Book Review: Killing Pablo

PabloescobookWarring cartels, corrupt politicians, violent fugitives, and rugged commandos. Chases, shootouts, bombings, intrigue, and intrigue within intrigue. Lots of killing, lots of dying – all of it set in an exotic foreign locale. This isn’t something out of a Tom Clancy novel. It’s history.

And it happened when some very dangerous people decided that Killing Pablo was the only option they had left.

This is the inside story of the rise and fall of Pablo Escobar: wayward son, devoted husband, loving father, and head of the Colombian Medellin cocaine cartel. The kind of guy who could be unflinchingly polite in one breath, then use his next to order someone hung upside down and burned.

“He wasn’t an entrepreneur,” Mark Bowden observes, “and he wasn’t even an especially talented businessman.
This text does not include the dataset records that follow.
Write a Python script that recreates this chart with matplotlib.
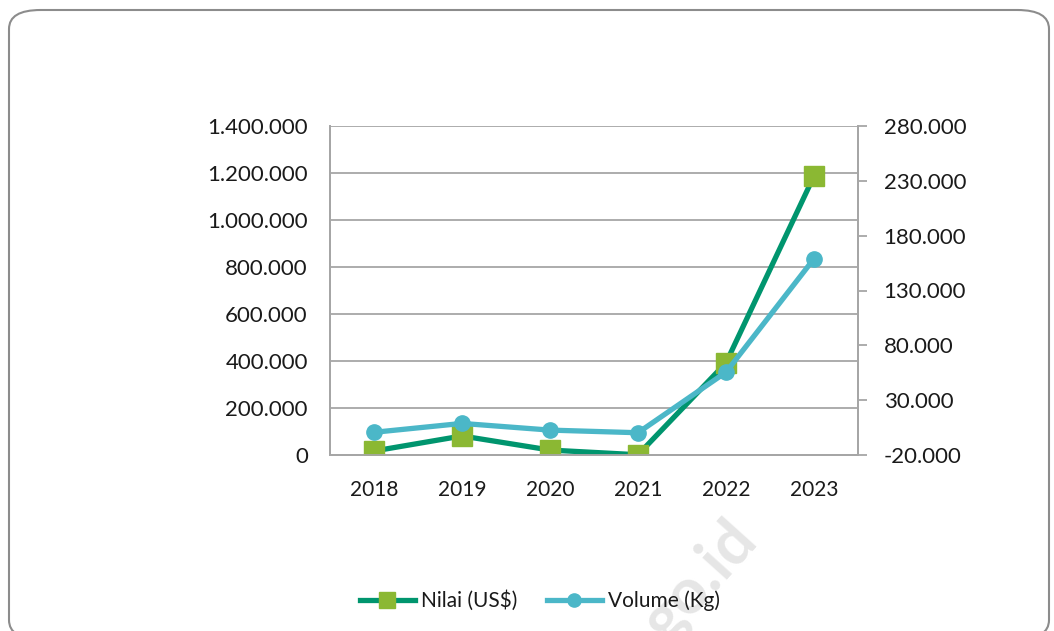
import matplotlib.pyplot as plt
from matplotlib.patches import FancyBboxPatch
from matplotlib.lines import Line2D
from matplotlib.ticker import FuncFormatter

plt.rcParams['font.family'] = ['Lato', 'DejaVu Sans']

years = ['2018', '2019', '2020', '2021', '2022', '2023']
nilai = [17000, 81000, 21000, 1000, 392000, 1187000]   # US$, left axis
volume = [700, 8800, 2700, 300, 55500, 159000]         # Kg, right axis

left_ticks = list(range(0, 1400001, 200000))
right_ticks = list(range(-20000, 280001, 50000))

green_line = '#00956E'
green_marker = '#8BB833'
blue = '#4BB7C8'
grid_col = '#A6A6A6'


def dutch(v, pos=None):
    return f"{int(v):,}".replace(",", ".")


fig = plt.figure(figsize=(10.54, 6.31), dpi=100)

# rounded outer frame (bottom edge runs just past the image)
frame = FancyBboxPatch((9 / 1054, -8 / 631), 1040 / 1054, 629 / 631,
                       boxstyle="round,pad=0,rounding_size=0.03",
                       transform=fig.transFigure, fill=False,
                       edgecolor='#8C8C8C', linewidth=1.5, zorder=0)
fig.patches.append(frame)

ax = fig.add_axes([330 / 1054, 176 / 631, 528 / 1054, 329 / 631])
ax2 = ax.twinx()

x = list(range(len(years)))
ax.plot(x, nilai, color=green_line, linewidth=3.8, marker='s', markersize=14,
        markerfacecolor=green_marker, markeredgecolor=green_marker, zorder=3)
ax2.plot(x, volume, color=blue, linewidth=3.8, marker='o', markersize=11,
         markerfacecolor=blue, markeredgecolor=blue, zorder=4)

ax.set_xlim(-0.5, 5.5)
ax.set_ylim(0, 1400000)
ax.set_yticks(left_ticks)
ax.yaxis.set_major_formatter(FuncFormatter(dutch))
ax.set_xticks(x)
ax.set_xticklabels(years)
ax.grid(axis='y', color=grid_col, linewidth=1.3)
ax.set_axisbelow(True)

ax2.set_ylim(-20000, 280000)
ax2.set_yticks(right_ticks)
ax2.yaxis.set_major_formatter(FuncFormatter(dutch))

for a in (ax, ax2):
    for s in a.spines.values():
        s.set_color(grid_col)
        s.set_linewidth(1.3)
    a.spines['top'].set_visible(False)

ax.tick_params(axis='y', length=0, pad=16, labelsize=16, labelcolor='#1A1A1A')
ax.tick_params(axis='x', length=0, pad=18, labelsize=15, labelcolor='#1A1A1A')
ax2.tick_params(axis='y', length=6.5, width=1.3, color=grid_col, pad=12,
                labelsize=16, labelcolor='#1A1A1A')

# watermark
fig.text(700 / 1054, 50 / 631, 'go.id', fontsize=46, fontweight='bold',
         color='#E6E6E6', rotation=48, ha='center', va='center', zorder=-1)

handles = [
    Line2D([], [], color=green_line, linewidth=3.8, marker='s', markersize=11,
           markerfacecolor=green_marker, markeredgecolor=green_marker),
    Line2D([], [], color=blue, linewidth=3.8, marker='o', markersize=9.5,
           markerfacecolor=blue, markeredgecolor=blue),
]
fig.legend(handles, ['Nilai (US$)', 'Volume (Kg)'], loc='center',
           bbox_to_anchor=(540 / 1054, 30 / 631), ncol=2, frameon=False,
           fontsize=15, handlelength=2.65, handletextpad=0.3, columnspacing=1.4,
           labelcolor='#1A1A1A')

fig.savefig('out.png', dpi=100)
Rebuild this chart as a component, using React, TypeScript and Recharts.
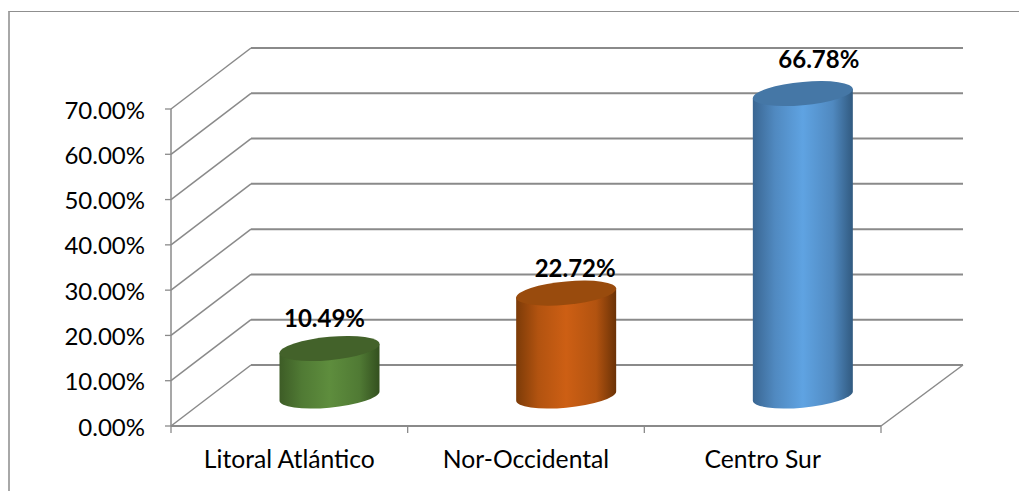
import { BarChart, Bar, XAxis, YAxis, CartesianGrid, LabelList } from "recharts";

const categories = ["Litoral Atlántico", "Nor-Occidental", "Centro Sur"];
const shares = [10.49, 22.72, 66.78];
const yTicks = [0, 10, 20, 30, 40, 50, 60, 70];

const gridColor = "#8a8a8a";
const font = "Lato, 'Open Sans', sans-serif";

const plotLeft = 171;
const plotRight = 881;
const plotBottom = 426;

// how far the back wall sits behind the front plane
const depthX = 80;
const depthY = 61;

const palettes = [
  { id: "green", edgeL: "#3d5c26", soft: "#507a34", mid: "#5e8d3d", edgeR: "#33501f", top: "#43622a" },
  { id: "orange", edgeL: "#7c3b08", soft: "#b25310", mid: "#cd5f14", edgeR: "#6b3206", top: "#994b0d" },
  { id: "blue", edgeL: "#3a6692", soft: "#5089c0", mid: "#5fa3e2", edgeR: "#315a80", top: "#4577a6" },
];

// data labels were dragged by hand in the original
const labelNudge = [
  { dx: -4.5, dy: -31 },
  { dx: 9.5, dy: -26 },
  { dx: 16.5, dy: -35 },
];

function WallLine(props: any) {
  const { x1, y1, x2 } = props;
  const backY = y1 - depthY;
  const isFloor = Math.abs(y1 - plotBottom) < 1;
  return (
    <g fill="none" stroke={gridColor}>
      <path d={`M${x1},${y1} L${x1 + depthX},${backY}`} strokeWidth={1.5} />
      <path d={`M${x1 + depthX},${backY} L${x2 + 82},${backY}`} strokeWidth={2} />
      {isFloor && <path d={`M${x2},${y1} L${x2 + 82},${backY}`} strokeWidth={1.5} />}
    </g>
  );
}

function Cylinder(props: any) {
  const { x, y, width, height, index } = props;
  const cx = x + width / 2 + depthX / 2 + 0.5;
  const topY = y - 30;
  const baseY = y + height - 30;
  const rx = width / 2;
  const ry = 11.7;
  const shear = -0.09;
  const p = palettes[index];
  const tf = `matrix(1,${shear},0,1,0,${-shear * cx})`;
  return (
    <g transform={tf}>
      <path
        d={`M${cx - rx},${topY} L${cx - rx},${baseY} A${rx},${ry} 0 0 0 ${cx + rx},${baseY} L${cx + rx},${topY} Z`}
        fill={`url(#cyl-${p.id})`}
      />
      <ellipse cx={cx} cy={topY} rx={rx} ry={ry} fill={p.top} />
    </g>
  );
}

function ShareLabel(props: any) {
  const { x, y, width, value, index } = props;
  const n = labelNudge[index];
  return (
    <text
      x={x + width / 2 + depthX / 2 + n.dx}
      y={y - 30 + n.dy}
      textAnchor="middle"
      dominantBaseline="central"
      fontFamily={font}
      fontSize={24}
      fontWeight={700}
      fill="#000"
    >
      {value.toFixed(2)}%
    </text>
  );
}

function CategoryTick(props: any) {
  const { x, y, payload, index } = props;
  const band = (plotRight - plotLeft) / categories.length;
  const last = index === categories.length - 1;
  return (
    <g>
      <line x1={x - band / 2} x2={x - band / 2} y1={plotBottom} y2={plotBottom + 7} stroke={gridColor} strokeWidth={1.3} />
      {last && <line x1={x + band / 2} x2={x + band / 2} y1={plotBottom} y2={plotBottom + 7} stroke={gridColor} strokeWidth={1.3} />}
      <text x={x} y={y + 34} textAnchor="middle" fontFamily={font} fontSize={24.7} fill="#000">
        {payload.value}
      </text>
    </g>
  );
}

export default function App() {
  const rows = categories.map((name, i) => ({ name, share: shares[i] }));
  return (
    <div style={{ position: "absolute", left: 0, top: 0, width: 1019, height: 491, background: "#fff", overflow: "hidden" }}>
      {/* outer chart frame, only top and left are inside the crop */}
      <div style={{ position: "absolute", left: 8, top: 11, right: -4, bottom: -4, borderLeft: "2px solid #a8a8a8", borderTop: "1.5px solid #8f8f8f" }} />
      <div style={{ position: "absolute", left: 0, top: 0 }}>
        <BarChart
          width={1019}
          height={491}
          data={rows}
          margin={{ top: 109, right: 138, bottom: 0, left: 0 }}
          barSize={100}
        >
          <defs>
            {palettes.map((p) => (
              <linearGradient key={p.id} id={`cyl-${p.id}`} x1="0" y1="0" x2="1" y2="0">
                <stop offset="0" stopColor={p.edgeL} />
                <stop offset="0.22" stopColor={p.soft} />
                <stop offset="0.5" stopColor={p.mid} />
                <stop offset="0.8" stopColor={p.soft} />
                <stop offset="1" stopColor={p.edgeR} />
              </linearGradient>
            ))}
          </defs>
          <CartesianGrid vertical={false} horizontal={(props: any) => <WallLine key={props.key} {...props} />} />
          <XAxis
            dataKey="name"
            height={65}
            interval={0}
            tickLine={false}
            axisLine={{ stroke: gridColor, strokeWidth: 2 }}
            tick={<CategoryTick />}
          />
          <YAxis
            width={171}
            domain={[0, 70]}
            ticks={yTicks}
            interval={0}
            tickSize={6}
            tickMargin={20}
            axisLine={{ stroke: gridColor, strokeWidth: 1.5 }}
            tickLine={{ stroke: gridColor, strokeWidth: 1.3 }}
            tick={{ fill: "#000", fontFamily: font, fontSize: 24, dy: 1 }}
            tickFormatter={(v: number) => `${v.toFixed(2)}%`}
          />
          <Bar dataKey="share" isAnimationActive={false} shape={<Cylinder />}>
            <LabelList dataKey="share" content={<ShareLabel />} />
          </Bar>
        </BarChart>
      </div>
    </div>
  );
}
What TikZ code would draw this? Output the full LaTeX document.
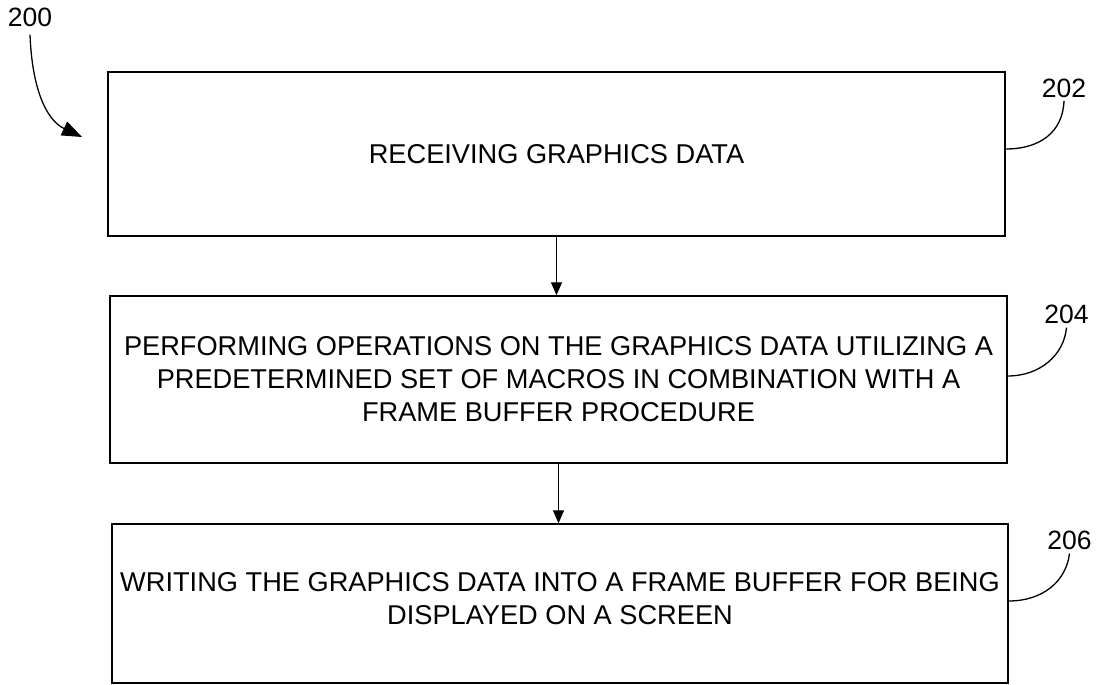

He was just ruthless.” His criminal empire would hold the nation of Columbia hostage until U.S. operatives joined the local police on a sixteen month track-and-kill mission that would finally bring him down.

I’d call it a testament to Bowden’s prowess as a writer and a journalist that there were moments during my reading of this book when I had to remind myself that it was not a piece of fiction, but a record of fact. Scenes and conversations are reconstructed here with scrupulous accuracy and attention to detail: the very technique which made Black Hawk Down so fabulously compelling. With access to the soldiers, field agents, and government officials involved in the pursuit – not to mention top-secret documents and transcripts of Escobar’s intercepted phone conversations – Bowden resurrects the past, dusts it off, and dandies it up. His book supplies a rush that puts most of modern thrillerdom to cringing, cone-wearing shame.

Can you hear the whimpering?

That, my friends, is how narrative journalism is done.

And Mr. Bowden? I think you’re some kind of wizard. You’ve got to be. More power to you.

Postscript: As you may have gathered, this is a book about a very bad man who lived a very bad life and did some very bad things. There’s language, drug content, and other adult material. And lots of people die. Don’t hand it to your five-year-old. Or your fifteen-year-old, for that matter.